**What you have to do**
Below is a block of records: output all of them exactly and leave out the pictures.

**Raw records**

— begin —

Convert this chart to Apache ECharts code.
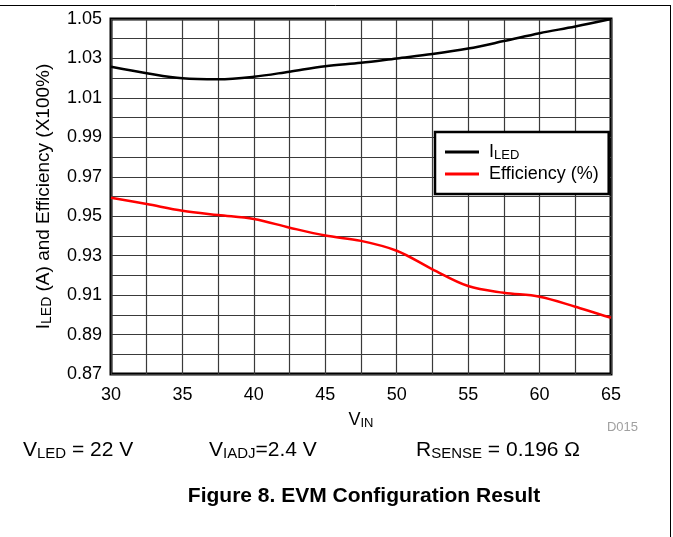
<!DOCTYPE html>
<html>
<head>
<meta charset="utf-8">
<script src="https://cdn.jsdelivr.net/npm/echarts@6/dist/echarts.min.js"></script>
<style>
html,body{margin:0;padding:0;background:#fff;}
#chart{width:673px;height:537px;}
</style>
</head>
<body>
<div id="chart"></div>
<script>
// ---- data ----
const vin = [30, 32.5, 35, 37.5, 40, 42.5, 45, 47.5, 50, 52.5, 55, 57.5, 60, 62.5, 65];
const iled = [1.0258, 1.0225, 1.0199, 1.0194, 1.0207, 1.0233, 1.0260, 1.0278, 1.0300, 1.0322, 1.0350, 1.0388, 1.0428, 1.0462, 1.0500];
const efficiency = [0.9594, 0.9562, 0.9528, 0.9506, 0.9486, 0.9442, 0.9402, 0.9375, 0.9325, 0.9231, 0.9146, 0.9112, 0.9092, 0.9041, 0.8985];
const xTickLabels = ['30', '35', '40', '45', '50', '55', '60', '65'];
const yTickLabels = ['0.87', '0.89', '0.91', '0.93', '0.95', '0.97', '0.99', '1.01', '1.03', '1.05'];
const seriesNames = ['ILED', 'Efficiency (%)'];

const FONT = "'Liberation Sans', Arial, Helvetica, sans-serif";
const chart = echarts.init(document.getElementById('chart'), null, {renderer: 'canvas'});

const subRich = (main, sub) => ({
  m: {fontSize: main, lineHeight: main + 2, fontFamily: FONT, color: '#000'},
  s: {fontSize: sub, lineHeight: sub - 2, verticalAlign: 'bottom', fontFamily: FONT, color: '#000'}
});

const option = {
  animation: false,
  backgroundColor: '#fff',
  textStyle: {fontFamily: FONT},
  grid: {
    left: 111, right: 62, top: 19, bottom: 163,
    show: true, borderColor: '#000', borderWidth: 3, backgroundColor: '#fff'
  },
  legend: {
    data: seriesNames,
    orient: 'vertical',
    left: 435, top: 132,
    backgroundColor: '#fff',
    borderColor: '#000', borderWidth: 2.5, borderRadius: 0,
    padding: [10, 10, 10, 10],
    itemWidth: 34, itemHeight: 3, itemGap: 2,
    icon: 'rect',
    formatter: name => name === 'ILED' ? '{m|I}{s|LED}' : '{m|' + name + '}',
    textStyle: {
      fontSize: 18, fontFamily: FONT, color: '#000', padding: [0, 0, 0, 5], lineHeight: 20,
      rich: {
        m: {fontSize: 18, lineHeight: 20, fontFamily: FONT, color: '#000'},
        s: {fontSize: 13, lineHeight: 11, verticalAlign: 'bottom', fontFamily: FONT, color: '#000'}
      }
    }
  },
  xAxis: {
    type: 'value', min: 30, max: 65, interval: 2.5,
    name: '{m|V}{s|IN}',
    nameLocation: 'middle', nameGap: 36,
    nameTextStyle: {rich: subRich(18, 13)},
    axisLine: {show: false}, axisTick: {show: false},
    axisLabel: {
      margin: 12, fontSize: 18, color: '#000', fontFamily: FONT,
      formatter: v => { const s = String(Math.round(v * 10) / 10); return xTickLabels.includes(s) ? s : ''; }
    },
    splitLine: {show: true, lineStyle: {color: '#3a3a3a', width: 1.2}}
  },
  yAxis: {
    type: 'value', min: 0.87, max: 1.05, interval: 0.01,
    name: '{m|I}{s|LED}{m| (A) and Efficiency (X100%)}',
    nameLocation: 'middle', nameGap: 57, nameRotate: 90,
    nameTextStyle: {rich: subRich(19, 14)},
    axisLine: {show: false}, axisTick: {show: false},
    axisLabel: {
      margin: 9, fontSize: 18, color: '#000', fontFamily: FONT,
      formatter: v => { const s = v.toFixed(2); return yTickLabels.includes(s) ? s : ''; }
    },
    splitLine: {show: true, lineStyle: {color: '#3a3a3a', width: 1.2}}
  },
  series: [
    {
      name: seriesNames[0], type: 'line', smooth: 0.35, showSymbol: false,
      data: vin.map((x, i) => [x, iled[i]]),
      lineStyle: {color: '#000', width: 2.5}, itemStyle: {color: '#000'}
    },
    {
      name: seriesNames[1], type: 'line', smooth: 0.35, showSymbol: false,
      data: vin.map((x, i) => [x, efficiency[i]]),
      lineStyle: {color: '#ff0000', width: 2.5}, itemStyle: {color: '#ff0000'}
    }
  ],
  graphic: [
    {type: 'line', shape: {x1: 0, y1: 5.5, x2: 671, y2: 5.5}, style: {stroke: '#000', lineWidth: 1}},
    {type: 'line', shape: {x1: 670.5, y1: 5, x2: 670.5, y2: 537}, style: {stroke: '#000', lineWidth: 1}},
    {type: 'text', x: 638, y: 427, style: {text: 'D015', fill: '#a0a0a0', font: '13px ' + FONT, align: 'right', verticalAlign: 'middle'}},
    {type: 'text', x: 23, y: 450, style: {text: '{m|V}{s|LED}{m| = 22 V}', rich: subRich(21, 15), verticalAlign: 'middle', align: 'left'}},
    {type: 'text', x: 209, y: 450, style: {text: '{m|V}{s|IADJ}{m|=2.4 V}', rich: subRich(21, 15), verticalAlign: 'middle', align: 'left'}},
    {type: 'text', x: 416, y: 450, style: {text: '{m|R}{s|SENSE}{m| = 0.196 Ω}', rich: subRich(21, 15), verticalAlign: 'middle', align: 'left'}},
    {type: 'text', x: 364, y: 496, style: {text: 'Figure 8. EVM Configuration Result', fill: '#000', font: 'bold 21px ' + FONT, align: 'center', verticalAlign: 'middle'}}
  ]
};
chart.setOption(option);
</script>
</body>
</html>
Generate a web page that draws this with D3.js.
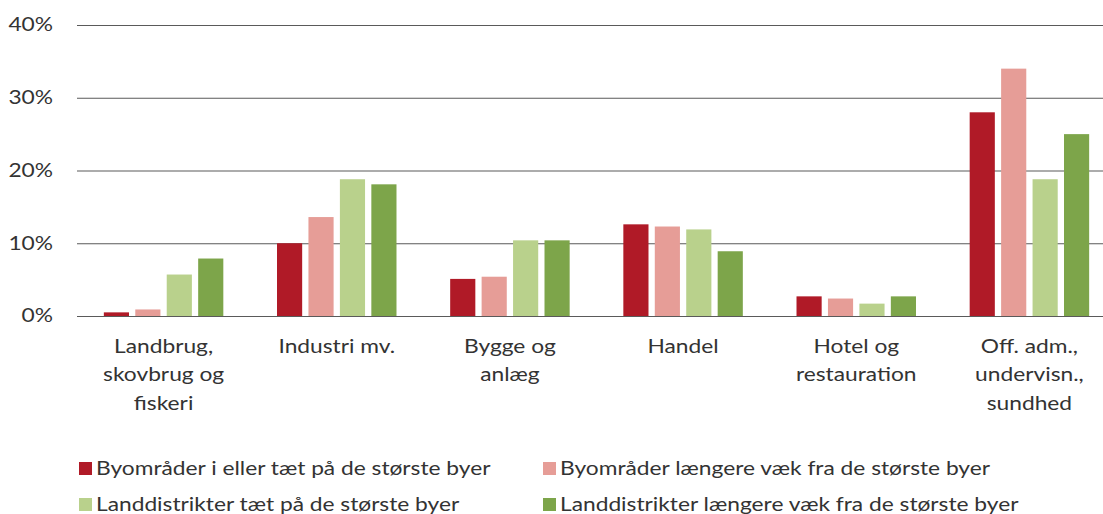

— end —

**Exercise response**
Convert this chart to Apache ECharts code.
<!DOCTYPE html>
<html>
<head>
<meta charset="utf-8">
<script src="https://cdn.jsdelivr.net/npm/echarts@6/dist/echarts.min.js"></script>
<style>
html,body{margin:0;padding:0;background:#fff;}
#chart{width:673px;height:537px;}
</style>
</head>
<body>
<div id="chart"></div>
<script>
// ---- data ----
const vin = [30, 32.5, 35, 37.5, 40, 42.5, 45, 47.5, 50, 52.5, 55, 57.5, 60, 62.5, 65];
const iled = [1.0258, 1.0225, 1.0199, 1.0194, 1.0207, 1.0233, 1.0260, 1.0278, 1.0300, 1.0322, 1.0350, 1.0388, 1.0428, 1.0462, 1.0500];
const efficiency = [0.9594, 0.9562, 0.9528, 0.9506, 0.9486, 0.9442, 0.9402, 0.9375, 0.9325, 0.9231, 0.9146, 0.9112, 0.9092, 0.9041, 0.8985];
const xTickLabels = ['30', '35', '40', '45', '50', '55', '60', '65'];
const yTickLabels = ['0.87', '0.89', '0.91', '0.93', '0.95', '0.97', '0.99', '1.01', '1.03', '1.05'];
const seriesNames = ['ILED', 'Efficiency (%)'];

const FONT = "'Liberation Sans', Arial, Helvetica, sans-serif";
const chart = echarts.init(document.getElementById('chart'), null, {renderer: 'canvas'});

const subRich = (main, sub) => ({
  m: {fontSize: main, lineHeight: main + 2, fontFamily: FONT, color: '#000'},
  s: {fontSize: sub, lineHeight: sub - 2, verticalAlign: 'bottom', fontFamily: FONT, color: '#000'}
});

const option = {
  animation: false,
  backgroundColor: '#fff',
  textStyle: {fontFamily: FONT},
  grid: {
    left: 111, right: 62, top: 19, bottom: 163,
    show: true, borderColor: '#000', borderWidth: 3, backgroundColor: '#fff'
  },
  legend: {
    data: seriesNames,
    orient: 'vertical',
    left: 435, top: 132,
    backgroundColor: '#fff',
    borderColor: '#000', borderWidth: 2.5, borderRadius: 0,
    padding: [10, 10, 10, 10],
    itemWidth: 34, itemHeight: 3, itemGap: 2,
    icon: 'rect',
    formatter: name => name === 'ILED' ? '{m|I}{s|LED}' : '{m|' + name + '}',
    textStyle: {
      fontSize: 18, fontFamily: FONT, color: '#000', padding: [0, 0, 0, 5], lineHeight: 20,
      rich: {
        m: {fontSize: 18, lineHeight: 20, fontFamily: FONT, color: '#000'},
        s: {fontSize: 13, lineHeight: 11, verticalAlign: 'bottom', fontFamily: FONT, color: '#000'}
      }
    }
  },
  xAxis: {
    type: 'value', min: 30, max: 65, interval: 2.5,
    name: '{m|V}{s|IN}',
    nameLocation: 'middle', nameGap: 36,
    nameTextStyle: {rich: subRich(18, 13)},
    axisLine: {show: false}, axisTick: {show: false},
    axisLabel: {
      margin: 12, fontSize: 18, color: '#000', fontFamily: FONT,
      formatter: v => { const s = String(Math.round(v * 10) / 10); return xTickLabels.includes(s) ? s : ''; }
    },
    splitLine: {show: true, lineStyle: {color: '#3a3a3a', width: 1.2}}
  },
  yAxis: {
    type: 'value', min: 0.87, max: 1.05, interval: 0.01,
    name: '{m|I}{s|LED}{m| (A) and Efficiency (X100%)}',
    nameLocation: 'middle', nameGap: 57, nameRotate: 90,
    nameTextStyle: {rich: subRich(19, 14)},
    axisLine: {show: false}, axisTick: {show: false},
    axisLabel: {
      margin: 9, fontSize: 18, color: '#000', fontFamily: FONT,
      formatter: v => { const s = v.toFixed(2); return yTickLabels.includes(s) ? s : ''; }
    },
    splitLine: {show: true, lineStyle: {color: '#3a3a3a', width: 1.2}}
  },
  series: [
    {
      name: seriesNames[0], type: 'line', smooth: 0.35, showSymbol: false,
      data: vin.map((x, i) => [x, iled[i]]),
      lineStyle: {color: '#000', width: 2.5}, itemStyle: {color: '#000'}
    },
    {
      name: seriesNames[1], type: 'line', smooth: 0.35, showSymbol: false,
      data: vin.map((x, i) => [x, efficiency[i]]),
      lineStyle: {color: '#ff0000', width: 2.5}, itemStyle: {color: '#ff0000'}
    }
  ],
  graphic: [
    {type: 'line', shape: {x1: 0, y1: 5.5, x2: 671, y2: 5.5}, style: {stroke: '#000', lineWidth: 1}},
    {type: 'line', shape: {x1: 670.5, y1: 5, x2: 670.5, y2: 537}, style: {stroke: '#000', lineWidth: 1}},
    {type: 'text', x: 638, y: 427, style: {text: 'D015', fill: '#a0a0a0', font: '13px ' + FONT, align: 'right', verticalAlign: 'middle'}},
    {type: 'text', x: 23, y: 450, style: {text: '{m|V}{s|LED}{m| = 22 V}', rich: subRich(21, 15), verticalAlign: 'middle', align: 'left'}},
    {type: 'text', x: 209, y: 450, style: {text: '{m|V}{s|IADJ}{m|=2.4 V}', rich: subRich(21, 15), verticalAlign: 'middle', align: 'left'}},
    {type: 'text', x: 416, y: 450, style: {text: '{m|R}{s|SENSE}{m| = 0.196 Ω}', rich: subRich(21, 15), verticalAlign: 'middle', align: 'left'}},
    {type: 'text', x: 364, y: 496, style: {text: 'Figure 8. EVM Configuration Result', fill: '#000', font: 'bold 21px ' + FONT, align: 'center', verticalAlign: 'middle'}}
  ]
};
chart.setOption(option);
</script>
</body>
</html>
Generate a web page that draws this with D3.js.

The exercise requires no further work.